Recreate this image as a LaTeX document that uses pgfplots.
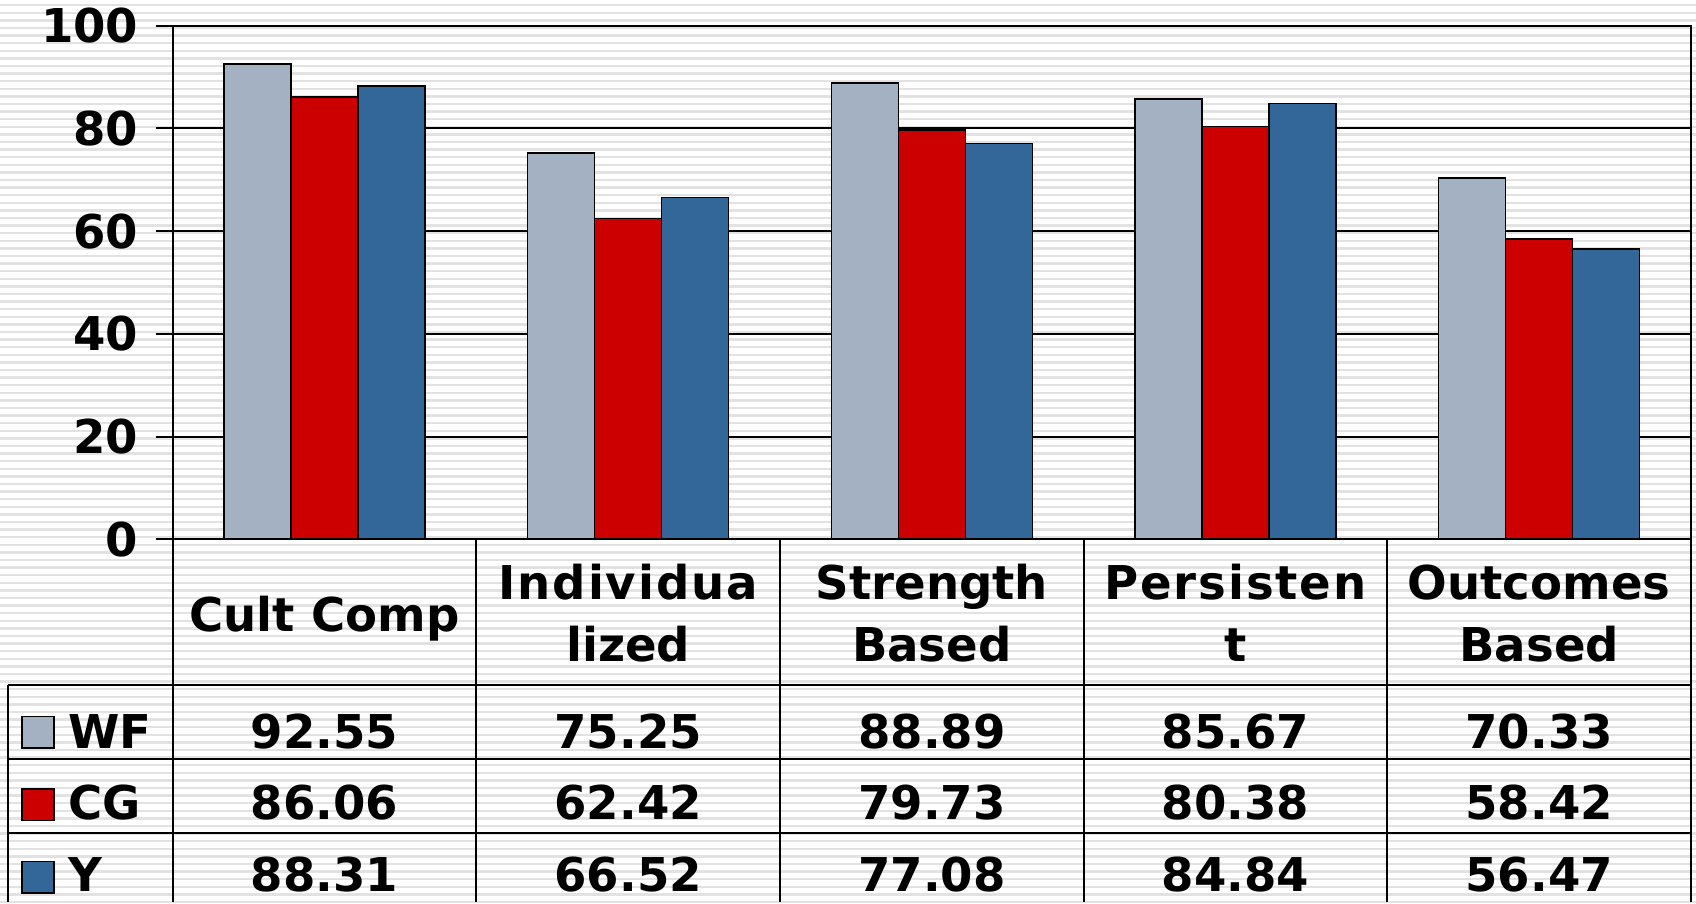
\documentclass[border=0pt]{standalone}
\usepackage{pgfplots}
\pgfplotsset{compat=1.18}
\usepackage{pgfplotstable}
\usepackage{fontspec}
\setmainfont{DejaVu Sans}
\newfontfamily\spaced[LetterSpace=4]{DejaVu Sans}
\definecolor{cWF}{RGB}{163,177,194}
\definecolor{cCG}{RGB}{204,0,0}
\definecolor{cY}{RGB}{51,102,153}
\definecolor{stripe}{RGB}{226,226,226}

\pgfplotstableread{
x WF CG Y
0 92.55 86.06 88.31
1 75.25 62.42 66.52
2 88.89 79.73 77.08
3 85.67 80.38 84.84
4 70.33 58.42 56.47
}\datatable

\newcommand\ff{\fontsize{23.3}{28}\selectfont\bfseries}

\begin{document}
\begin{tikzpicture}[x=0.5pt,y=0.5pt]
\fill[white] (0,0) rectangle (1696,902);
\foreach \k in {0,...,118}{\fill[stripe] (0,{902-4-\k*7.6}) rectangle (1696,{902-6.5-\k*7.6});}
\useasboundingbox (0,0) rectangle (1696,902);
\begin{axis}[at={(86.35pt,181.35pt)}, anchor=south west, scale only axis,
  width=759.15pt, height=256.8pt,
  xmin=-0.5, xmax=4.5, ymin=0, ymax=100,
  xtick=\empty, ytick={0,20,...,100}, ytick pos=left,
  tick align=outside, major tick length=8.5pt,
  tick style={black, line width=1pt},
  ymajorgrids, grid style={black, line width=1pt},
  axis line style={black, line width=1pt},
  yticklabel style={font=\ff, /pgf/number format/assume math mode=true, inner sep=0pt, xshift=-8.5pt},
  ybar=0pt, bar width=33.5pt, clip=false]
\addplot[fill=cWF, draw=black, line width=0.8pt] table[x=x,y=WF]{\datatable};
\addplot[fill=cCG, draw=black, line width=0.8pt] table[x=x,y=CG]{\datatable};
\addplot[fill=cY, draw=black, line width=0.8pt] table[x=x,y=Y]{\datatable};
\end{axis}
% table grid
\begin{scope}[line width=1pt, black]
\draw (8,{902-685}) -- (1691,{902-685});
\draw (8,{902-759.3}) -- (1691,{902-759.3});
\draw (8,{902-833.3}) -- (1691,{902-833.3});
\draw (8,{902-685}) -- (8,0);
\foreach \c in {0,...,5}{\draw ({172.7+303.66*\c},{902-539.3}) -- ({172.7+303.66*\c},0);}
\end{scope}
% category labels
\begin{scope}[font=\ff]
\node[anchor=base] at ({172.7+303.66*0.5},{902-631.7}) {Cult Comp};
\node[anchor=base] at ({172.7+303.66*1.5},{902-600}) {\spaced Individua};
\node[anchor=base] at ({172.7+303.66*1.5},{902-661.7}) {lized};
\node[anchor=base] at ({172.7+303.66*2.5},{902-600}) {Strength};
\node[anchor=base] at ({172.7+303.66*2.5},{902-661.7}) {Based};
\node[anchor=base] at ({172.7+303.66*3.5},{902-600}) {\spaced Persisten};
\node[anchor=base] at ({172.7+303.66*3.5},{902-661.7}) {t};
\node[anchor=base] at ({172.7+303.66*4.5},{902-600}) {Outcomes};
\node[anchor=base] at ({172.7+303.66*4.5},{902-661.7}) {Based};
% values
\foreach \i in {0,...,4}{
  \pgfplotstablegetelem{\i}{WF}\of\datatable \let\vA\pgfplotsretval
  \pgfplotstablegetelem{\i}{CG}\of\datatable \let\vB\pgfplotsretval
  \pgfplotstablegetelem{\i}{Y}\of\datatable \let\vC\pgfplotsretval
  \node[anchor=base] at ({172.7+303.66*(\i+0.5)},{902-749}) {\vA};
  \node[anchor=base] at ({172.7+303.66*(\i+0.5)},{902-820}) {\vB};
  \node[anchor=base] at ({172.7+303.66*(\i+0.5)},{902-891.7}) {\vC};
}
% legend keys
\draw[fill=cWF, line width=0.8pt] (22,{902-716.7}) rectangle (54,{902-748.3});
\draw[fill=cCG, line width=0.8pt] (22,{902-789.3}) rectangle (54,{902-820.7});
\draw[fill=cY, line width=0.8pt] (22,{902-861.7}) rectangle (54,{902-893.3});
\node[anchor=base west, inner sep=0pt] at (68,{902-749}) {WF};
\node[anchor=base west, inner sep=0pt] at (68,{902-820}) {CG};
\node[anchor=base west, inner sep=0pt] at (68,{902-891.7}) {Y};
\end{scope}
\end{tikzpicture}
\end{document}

_____

Write out every line above exactly as it is, leaving out the pictures.

Recreate this image as a LaTeX document that uses pgfplots.
\documentclass[border=0pt]{standalone}
\usepackage{pgfplots}
\pgfplotsset{compat=1.18}
\usepackage{pgfplotstable}
\usepackage{fontspec}
\setmainfont{DejaVu Sans}
\newfontfamily\spaced[LetterSpace=4]{DejaVu Sans}
\definecolor{cWF}{RGB}{163,177,194}
\definecolor{cCG}{RGB}{204,0,0}
\definecolor{cY}{RGB}{51,102,153}
\definecolor{stripe}{RGB}{226,226,226}

\pgfplotstableread{
x WF CG Y
0 92.55 86.06 88.31
1 75.25 62.42 66.52
2 88.89 79.73 77.08
3 85.67 80.38 84.84
4 70.33 58.42 56.47
}\datatable

\newcommand\ff{\fontsize{23.3}{28}\selectfont\bfseries}

\begin{document}
\begin{tikzpicture}[x=0.5pt,y=0.5pt]
\fill[white] (0,0) rectangle (1696,902);
\foreach \k in {0,...,118}{\fill[stripe] (0,{902-4-\k*7.6}) rectangle (1696,{902-6.5-\k*7.6});}
\useasboundingbox (0,0) rectangle (1696,902);
\begin{axis}[at={(86.35pt,181.35pt)}, anchor=south west, scale only axis,
  width=759.15pt, height=256.8pt,
  xmin=-0.5, xmax=4.5, ymin=0, ymax=100,
  xtick=\empty, ytick={0,20,...,100}, ytick pos=left,
  tick align=outside, major tick length=8.5pt,
  tick style={black, line width=1pt},
  ymajorgrids, grid style={black, line width=1pt},
  axis line style={black, line width=1pt},
  yticklabel style={font=\ff, /pgf/number format/assume math mode=true, inner sep=0pt, xshift=-8.5pt},
  ybar=0pt, bar width=33.5pt, clip=false]
\addplot[fill=cWF, draw=black, line width=0.8pt] table[x=x,y=WF]{\datatable};
\addplot[fill=cCG, draw=black, line width=0.8pt] table[x=x,y=CG]{\datatable};
\addplot[fill=cY, draw=black, line width=0.8pt] table[x=x,y=Y]{\datatable};
\end{axis}
% table grid
\begin{scope}[line width=1pt, black]
\draw (8,{902-685}) -- (1691,{902-685});
\draw (8,{902-759.3}) -- (1691,{902-759.3});
\draw (8,{902-833.3}) -- (1691,{902-833.3});
\draw (8,{902-685}) -- (8,0);
\foreach \c in {0,...,5}{\draw ({172.7+303.66*\c},{902-539.3}) -- ({172.7+303.66*\c},0);}
\end{scope}
% category labels
\begin{scope}[font=\ff]
\node[anchor=base] at ({172.7+303.66*0.5},{902-631.7}) {Cult Comp};
\node[anchor=base] at ({172.7+303.66*1.5},{902-600}) {\spaced Individua};
\node[anchor=base] at ({172.7+303.66*1.5},{902-661.7}) {lized};
\node[anchor=base] at ({172.7+303.66*2.5},{902-600}) {Strength};
\node[anchor=base] at ({172.7+303.66*2.5},{902-661.7}) {Based};
\node[anchor=base] at ({172.7+303.66*3.5},{902-600}) {\spaced Persisten};
\node[anchor=base] at ({172.7+303.66*3.5},{902-661.7}) {t};
\node[anchor=base] at ({172.7+303.66*4.5},{902-600}) {Outcomes};
\node[anchor=base] at ({172.7+303.66*4.5},{902-661.7}) {Based};
% values
\foreach \i in {0,...,4}{
  \pgfplotstablegetelem{\i}{WF}\of\datatable \let\vA\pgfplotsretval
  \pgfplotstablegetelem{\i}{CG}\of\datatable \let\vB\pgfplotsretval
  \pgfplotstablegetelem{\i}{Y}\of\datatable \let\vC\pgfplotsretval
  \node[anchor=base] at ({172.7+303.66*(\i+0.5)},{902-749}) {\vA};
  \node[anchor=base] at ({172.7+303.66*(\i+0.5)},{902-820}) {\vB};
  \node[anchor=base] at ({172.7+303.66*(\i+0.5)},{902-891.7}) {\vC};
}
% legend keys
\draw[fill=cWF, line width=0.8pt] (22,{902-716.7}) rectangle (54,{902-748.3});
\draw[fill=cCG, line width=0.8pt] (22,{902-789.3}) rectangle (54,{902-820.7});
\draw[fill=cY, line width=0.8pt] (22,{902-861.7}) rectangle (54,{902-893.3});
\node[anchor=base west, inner sep=0pt] at (68,{902-749}) {WF};
\node[anchor=base west, inner sep=0pt] at (68,{902-820}) {CG};
\node[anchor=base west, inner sep=0pt] at (68,{902-891.7}) {Y};
\end{scope}
\end{tikzpicture}
\end{document}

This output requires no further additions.